## WHAT IS BEING ASKED
Without the pictures, return each record as it appears.

## RECORDED DATA
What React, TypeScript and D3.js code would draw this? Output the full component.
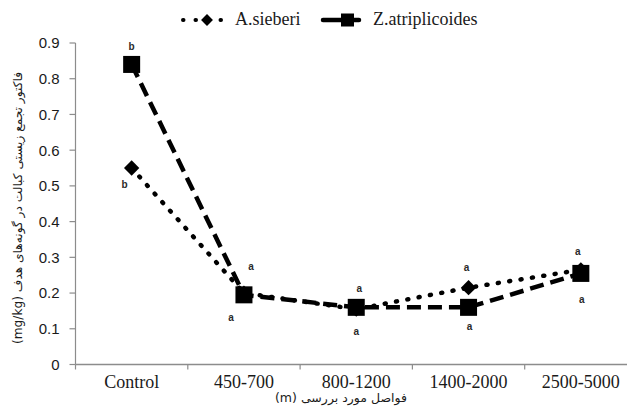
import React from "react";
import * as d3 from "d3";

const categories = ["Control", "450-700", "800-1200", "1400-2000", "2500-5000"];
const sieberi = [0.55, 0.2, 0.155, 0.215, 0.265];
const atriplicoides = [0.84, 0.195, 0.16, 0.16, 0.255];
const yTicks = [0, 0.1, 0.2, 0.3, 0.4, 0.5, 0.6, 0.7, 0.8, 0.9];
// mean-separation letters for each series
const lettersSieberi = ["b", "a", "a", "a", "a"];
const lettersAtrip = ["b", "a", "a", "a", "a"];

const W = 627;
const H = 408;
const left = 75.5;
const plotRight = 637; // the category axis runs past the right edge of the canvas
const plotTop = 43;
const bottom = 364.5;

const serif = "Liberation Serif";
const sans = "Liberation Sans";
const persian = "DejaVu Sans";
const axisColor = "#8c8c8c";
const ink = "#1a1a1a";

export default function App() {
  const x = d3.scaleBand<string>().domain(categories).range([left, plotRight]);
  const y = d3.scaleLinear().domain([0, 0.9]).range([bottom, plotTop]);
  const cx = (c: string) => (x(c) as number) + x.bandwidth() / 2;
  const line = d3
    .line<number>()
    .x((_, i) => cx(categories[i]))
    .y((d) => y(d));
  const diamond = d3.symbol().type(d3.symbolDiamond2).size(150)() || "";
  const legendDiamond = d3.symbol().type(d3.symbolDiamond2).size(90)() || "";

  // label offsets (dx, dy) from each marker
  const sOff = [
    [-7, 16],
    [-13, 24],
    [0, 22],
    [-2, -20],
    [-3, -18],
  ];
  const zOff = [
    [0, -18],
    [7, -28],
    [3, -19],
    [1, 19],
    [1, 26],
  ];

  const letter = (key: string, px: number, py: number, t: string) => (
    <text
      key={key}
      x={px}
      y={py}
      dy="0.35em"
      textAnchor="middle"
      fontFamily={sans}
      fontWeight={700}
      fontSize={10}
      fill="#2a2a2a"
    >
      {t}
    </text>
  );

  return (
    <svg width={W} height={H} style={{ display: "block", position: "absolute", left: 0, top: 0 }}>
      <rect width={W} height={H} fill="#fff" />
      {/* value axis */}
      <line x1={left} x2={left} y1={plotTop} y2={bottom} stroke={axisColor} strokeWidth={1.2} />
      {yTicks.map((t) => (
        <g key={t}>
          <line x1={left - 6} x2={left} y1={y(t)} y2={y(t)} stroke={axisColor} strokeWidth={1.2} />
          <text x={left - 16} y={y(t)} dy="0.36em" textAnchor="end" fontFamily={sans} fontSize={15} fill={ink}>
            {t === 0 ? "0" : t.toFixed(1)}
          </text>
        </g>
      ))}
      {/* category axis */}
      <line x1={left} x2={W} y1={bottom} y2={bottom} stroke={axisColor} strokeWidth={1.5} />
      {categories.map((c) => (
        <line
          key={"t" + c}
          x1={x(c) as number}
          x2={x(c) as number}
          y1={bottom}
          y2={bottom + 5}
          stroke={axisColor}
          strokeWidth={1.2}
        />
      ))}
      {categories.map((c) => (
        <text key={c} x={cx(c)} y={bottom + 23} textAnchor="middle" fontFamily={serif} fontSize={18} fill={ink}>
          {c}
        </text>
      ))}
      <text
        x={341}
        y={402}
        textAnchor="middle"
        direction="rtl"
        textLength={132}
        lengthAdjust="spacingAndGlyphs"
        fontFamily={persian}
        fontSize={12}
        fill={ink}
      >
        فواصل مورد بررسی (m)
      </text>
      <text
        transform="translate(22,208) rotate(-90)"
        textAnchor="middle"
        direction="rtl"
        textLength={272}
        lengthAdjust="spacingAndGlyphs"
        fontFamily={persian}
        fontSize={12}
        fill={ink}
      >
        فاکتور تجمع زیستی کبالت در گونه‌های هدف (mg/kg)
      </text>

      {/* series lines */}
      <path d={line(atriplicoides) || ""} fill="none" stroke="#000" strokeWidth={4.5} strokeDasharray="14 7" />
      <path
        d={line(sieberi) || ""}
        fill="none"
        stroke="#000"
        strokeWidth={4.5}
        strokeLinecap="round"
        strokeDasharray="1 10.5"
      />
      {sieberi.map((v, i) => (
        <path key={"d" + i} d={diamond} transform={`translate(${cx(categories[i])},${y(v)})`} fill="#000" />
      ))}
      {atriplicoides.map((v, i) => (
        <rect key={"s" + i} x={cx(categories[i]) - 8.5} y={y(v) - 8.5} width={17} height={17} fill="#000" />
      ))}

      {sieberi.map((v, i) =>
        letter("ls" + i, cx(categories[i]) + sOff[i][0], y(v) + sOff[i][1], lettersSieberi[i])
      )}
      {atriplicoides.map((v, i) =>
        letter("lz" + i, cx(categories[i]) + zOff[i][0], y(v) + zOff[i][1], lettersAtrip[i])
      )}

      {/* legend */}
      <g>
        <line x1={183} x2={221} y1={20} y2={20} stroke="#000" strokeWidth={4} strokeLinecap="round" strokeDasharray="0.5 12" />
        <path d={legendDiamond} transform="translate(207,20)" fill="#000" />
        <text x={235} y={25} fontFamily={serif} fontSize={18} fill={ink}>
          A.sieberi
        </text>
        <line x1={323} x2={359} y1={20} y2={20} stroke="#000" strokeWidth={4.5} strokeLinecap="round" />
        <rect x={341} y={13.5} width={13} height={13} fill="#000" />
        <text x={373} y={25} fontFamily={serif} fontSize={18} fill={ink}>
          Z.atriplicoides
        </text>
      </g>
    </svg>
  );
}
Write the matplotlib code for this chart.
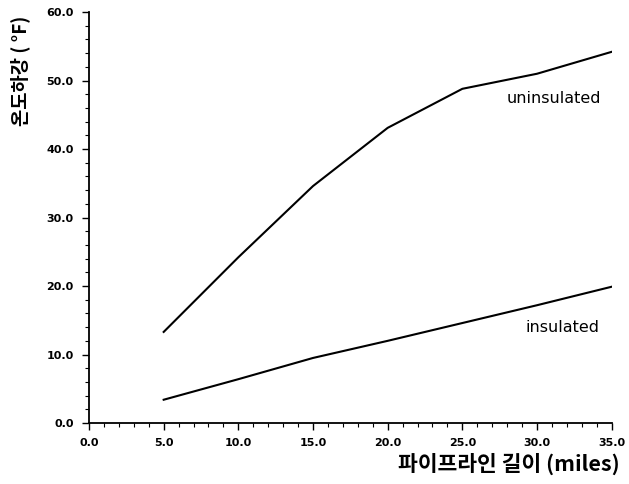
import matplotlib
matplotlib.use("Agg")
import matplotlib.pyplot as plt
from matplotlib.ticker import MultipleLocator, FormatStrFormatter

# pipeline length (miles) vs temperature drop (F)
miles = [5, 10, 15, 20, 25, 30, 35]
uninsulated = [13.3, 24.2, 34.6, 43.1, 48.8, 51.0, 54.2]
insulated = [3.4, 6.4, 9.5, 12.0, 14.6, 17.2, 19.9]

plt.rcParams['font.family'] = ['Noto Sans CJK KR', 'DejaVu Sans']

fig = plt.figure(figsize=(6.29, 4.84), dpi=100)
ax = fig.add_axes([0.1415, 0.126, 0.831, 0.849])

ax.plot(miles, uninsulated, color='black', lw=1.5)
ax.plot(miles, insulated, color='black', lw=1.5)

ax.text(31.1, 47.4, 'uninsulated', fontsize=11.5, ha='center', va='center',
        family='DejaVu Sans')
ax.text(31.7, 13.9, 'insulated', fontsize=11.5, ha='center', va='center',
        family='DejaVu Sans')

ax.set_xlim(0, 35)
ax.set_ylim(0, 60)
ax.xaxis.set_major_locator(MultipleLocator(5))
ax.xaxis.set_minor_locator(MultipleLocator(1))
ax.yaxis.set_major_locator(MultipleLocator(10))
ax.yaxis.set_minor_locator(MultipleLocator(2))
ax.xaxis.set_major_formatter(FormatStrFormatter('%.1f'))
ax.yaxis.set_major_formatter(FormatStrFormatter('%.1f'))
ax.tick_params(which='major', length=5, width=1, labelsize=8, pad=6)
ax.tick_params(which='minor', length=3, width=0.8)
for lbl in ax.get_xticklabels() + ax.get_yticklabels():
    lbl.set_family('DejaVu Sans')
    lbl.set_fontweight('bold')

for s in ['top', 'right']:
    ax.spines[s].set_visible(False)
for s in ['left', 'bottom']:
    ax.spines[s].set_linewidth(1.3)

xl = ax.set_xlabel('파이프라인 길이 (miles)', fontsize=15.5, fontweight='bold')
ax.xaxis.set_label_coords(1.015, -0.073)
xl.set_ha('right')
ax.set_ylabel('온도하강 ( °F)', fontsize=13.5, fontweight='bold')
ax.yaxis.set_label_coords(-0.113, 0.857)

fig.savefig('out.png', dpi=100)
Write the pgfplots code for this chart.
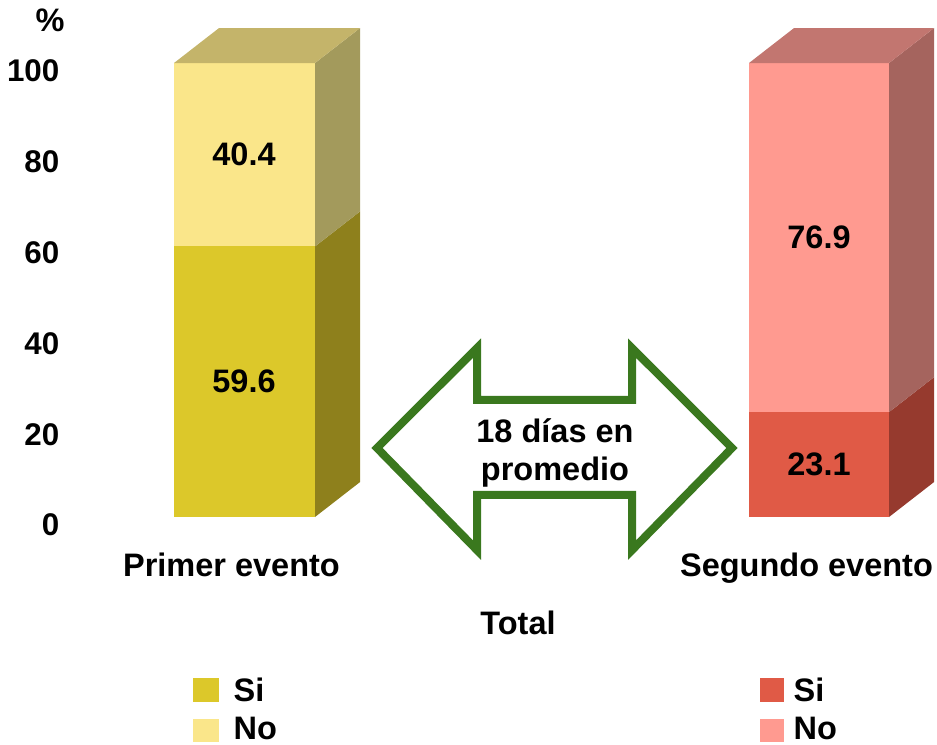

## SOLUTION TO THIS TASK
What React, TypeScript and D3.js code would draw this? Output the full component.
import React from "react";
import * as d3 from "d3";

const categories = ["Control", "450-700", "800-1200", "1400-2000", "2500-5000"];
const sieberi = [0.55, 0.2, 0.155, 0.215, 0.265];
const atriplicoides = [0.84, 0.195, 0.16, 0.16, 0.255];
const yTicks = [0, 0.1, 0.2, 0.3, 0.4, 0.5, 0.6, 0.7, 0.8, 0.9];
// mean-separation letters for each series
const lettersSieberi = ["b", "a", "a", "a", "a"];
const lettersAtrip = ["b", "a", "a", "a", "a"];

const W = 627;
const H = 408;
const left = 75.5;
const plotRight = 637; // the category axis runs past the right edge of the canvas
const plotTop = 43;
const bottom = 364.5;

const serif = "Liberation Serif";
const sans = "Liberation Sans";
const persian = "DejaVu Sans";
const axisColor = "#8c8c8c";
const ink = "#1a1a1a";

export default function App() {
  const x = d3.scaleBand<string>().domain(categories).range([left, plotRight]);
  const y = d3.scaleLinear().domain([0, 0.9]).range([bottom, plotTop]);
  const cx = (c: string) => (x(c) as number) + x.bandwidth() / 2;
  const line = d3
    .line<number>()
    .x((_, i) => cx(categories[i]))
    .y((d) => y(d));
  const diamond = d3.symbol().type(d3.symbolDiamond2).size(150)() || "";
  const legendDiamond = d3.symbol().type(d3.symbolDiamond2).size(90)() || "";

  // label offsets (dx, dy) from each marker
  const sOff = [
    [-7, 16],
    [-13, 24],
    [0, 22],
    [-2, -20],
    [-3, -18],
  ];
  const zOff = [
    [0, -18],
    [7, -28],
    [3, -19],
    [1, 19],
    [1, 26],
  ];

  const letter = (key: string, px: number, py: number, t: string) => (
    <text
      key={key}
      x={px}
      y={py}
      dy="0.35em"
      textAnchor="middle"
      fontFamily={sans}
      fontWeight={700}
      fontSize={10}
      fill="#2a2a2a"
    >
      {t}
    </text>
  );

  return (
    <svg width={W} height={H} style={{ display: "block", position: "absolute", left: 0, top: 0 }}>
      <rect width={W} height={H} fill="#fff" />
      {/* value axis */}
      <line x1={left} x2={left} y1={plotTop} y2={bottom} stroke={axisColor} strokeWidth={1.2} />
      {yTicks.map((t) => (
        <g key={t}>
          <line x1={left - 6} x2={left} y1={y(t)} y2={y(t)} stroke={axisColor} strokeWidth={1.2} />
          <text x={left - 16} y={y(t)} dy="0.36em" textAnchor="end" fontFamily={sans} fontSize={15} fill={ink}>
            {t === 0 ? "0" : t.toFixed(1)}
          </text>
        </g>
      ))}
      {/* category axis */}
      <line x1={left} x2={W} y1={bottom} y2={bottom} stroke={axisColor} strokeWidth={1.5} />
      {categories.map((c) => (
        <line
          key={"t" + c}
          x1={x(c) as number}
          x2={x(c) as number}
          y1={bottom}
          y2={bottom + 5}
          stroke={axisColor}
          strokeWidth={1.2}
        />
      ))}
      {categories.map((c) => (
        <text key={c} x={cx(c)} y={bottom + 23} textAnchor="middle" fontFamily={serif} fontSize={18} fill={ink}>
          {c}
        </text>
      ))}
      <text
        x={341}
        y={402}
        textAnchor="middle"
        direction="rtl"
        textLength={132}
        lengthAdjust="spacingAndGlyphs"
        fontFamily={persian}
        fontSize={12}
        fill={ink}
      >
        فواصل مورد بررسی (m)
      </text>
      <text
        transform="translate(22,208) rotate(-90)"
        textAnchor="middle"
        direction="rtl"
        textLength={272}
        lengthAdjust="spacingAndGlyphs"
        fontFamily={persian}
        fontSize={12}
        fill={ink}
      >
        فاکتور تجمع زیستی کبالت در گونه‌های هدف (mg/kg)
      </text>

      {/* series lines */}
      <path d={line(atriplicoides) || ""} fill="none" stroke="#000" strokeWidth={4.5} strokeDasharray="14 7" />
      <path
        d={line(sieberi) || ""}
        fill="none"
        stroke="#000"
        strokeWidth={4.5}
        strokeLinecap="round"
        strokeDasharray="1 10.5"
      />
      {sieberi.map((v, i) => (
        <path key={"d" + i} d={diamond} transform={`translate(${cx(categories[i])},${y(v)})`} fill="#000" />
      ))}
      {atriplicoides.map((v, i) => (
        <rect key={"s" + i} x={cx(categories[i]) - 8.5} y={y(v) - 8.5} width={17} height={17} fill="#000" />
      ))}

      {sieberi.map((v, i) =>
        letter("ls" + i, cx(categories[i]) + sOff[i][0], y(v) + sOff[i][1], lettersSieberi[i])
      )}
      {atriplicoides.map((v, i) =>
        letter("lz" + i, cx(categories[i]) + zOff[i][0], y(v) + zOff[i][1], lettersAtrip[i])
      )}

      {/* legend */}
      <g>
        <line x1={183} x2={221} y1={20} y2={20} stroke="#000" strokeWidth={4} strokeLinecap="round" strokeDasharray="0.5 12" />
        <path d={legendDiamond} transform="translate(207,20)" fill="#000" />
        <text x={235} y={25} fontFamily={serif} fontSize={18} fill={ink}>
          A.sieberi
        </text>
        <line x1={323} x2={359} y1={20} y2={20} stroke="#000" strokeWidth={4.5} strokeLinecap="round" />
        <rect x={341} y={13.5} width={13} height={13} fill="#000" />
        <text x={373} y={25} fontFamily={serif} fontSize={18} fill={ink}>
          Z.atriplicoides
        </text>
      </g>
    </svg>
  );
}
Write the matplotlib code for this chart.
import matplotlib
matplotlib.use("Agg")
import matplotlib.pyplot as plt
from matplotlib.ticker import MultipleLocator, FormatStrFormatter

# pipeline length (miles) vs temperature drop (F)
miles = [5, 10, 15, 20, 25, 30, 35]
uninsulated = [13.3, 24.2, 34.6, 43.1, 48.8, 51.0, 54.2]
insulated = [3.4, 6.4, 9.5, 12.0, 14.6, 17.2, 19.9]

plt.rcParams['font.family'] = ['Noto Sans CJK KR', 'DejaVu Sans']

fig = plt.figure(figsize=(6.29, 4.84), dpi=100)
ax = fig.add_axes([0.1415, 0.126, 0.831, 0.849])

ax.plot(miles, uninsulated, color='black', lw=1.5)
ax.plot(miles, insulated, color='black', lw=1.5)

ax.text(31.1, 47.4, 'uninsulated', fontsize=11.5, ha='center', va='center',
        family='DejaVu Sans')
ax.text(31.7, 13.9, 'insulated', fontsize=11.5, ha='center', va='center',
        family='DejaVu Sans')

ax.set_xlim(0, 35)
ax.set_ylim(0, 60)
ax.xaxis.set_major_locator(MultipleLocator(5))
ax.xaxis.set_minor_locator(MultipleLocator(1))
ax.yaxis.set_major_locator(MultipleLocator(10))
ax.yaxis.set_minor_locator(MultipleLocator(2))
ax.xaxis.set_major_formatter(FormatStrFormatter('%.1f'))
ax.yaxis.set_major_formatter(FormatStrFormatter('%.1f'))
ax.tick_params(which='major', length=5, width=1, labelsize=8, pad=6)
ax.tick_params(which='minor', length=3, width=0.8)
for lbl in ax.get_xticklabels() + ax.get_yticklabels():
    lbl.set_family('DejaVu Sans')
    lbl.set_fontweight('bold')

for s in ['top', 'right']:
    ax.spines[s].set_visible(False)
for s in ['left', 'bottom']:
    ax.spines[s].set_linewidth(1.3)

xl = ax.set_xlabel('파이프라인 길이 (miles)', fontsize=15.5, fontweight='bold')
ax.xaxis.set_label_coords(1.015, -0.073)
xl.set_ha('right')
ax.set_ylabel('온도하강 ( °F)', fontsize=13.5, fontweight='bold')
ax.yaxis.set_label_coords(-0.113, 0.857)

fig.savefig('out.png', dpi=100)
Write the pgfplots code for this chart.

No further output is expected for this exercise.